Folha - E das economias do Sudeste Asiático? Todo o alardeado crescimento dos tigres foi feito em bases falsas?
Kurz -
O crescimento dos "tigres", em estimativas realistas, não teria como ser preservado por muito tempo, pois taxas de 10% ou mais só são possíveis momentaneamente, num estágio inicial baixo. Além disso, a expansão dos novatos asiáticos foi, desde o início, duplamente fantasiosa: primeiro, ela foi alimentada com os permanentes déficits comerciais dos Estados Unidos, que não podem ser prolongados eternamente; segundo, ela consistiu apenas numa ampliação mecânica dos potenciais de exportação, sem que, na mesma medida, a produtividade técnica aumentasse e a infra-estrutura fosse solidificada. Hoje está claro que uma industrialização lastreada às exportações, com base na espoliação dos recursos e no salário miserável, é somente um modelo de pouquíssimo fôlego.

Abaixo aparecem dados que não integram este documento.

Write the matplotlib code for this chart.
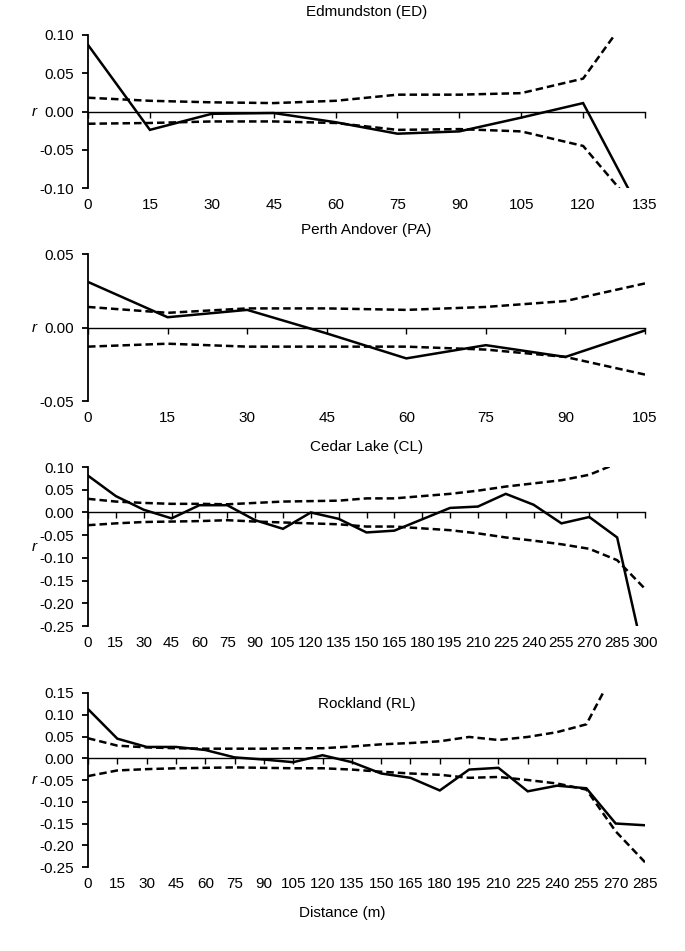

Folha - Quais são as diferenças entre as economias da região?
Kurz -
A situação geral é semelhante em toda a região, sobretudo no que se refere à dependência ao capital estrangeiro e às relações com o Japão e os Estados Unidos. Mas há diferenças estruturais. Por exemplo, a economia de Taiwan -inclusive no setor de exportação- é determinada mais por pequenas e médias empresas, ao passo que, na Coréia do Sul, os chamados "chaebol" -imensos conglomerados de empresas- dominam, os quais na crise, provavelmente, são mais suscetíveis e causam maiores danos, como mostrou a falência do grupo Kia.

São Paulo, domingo, 14 de dezembro de 1997.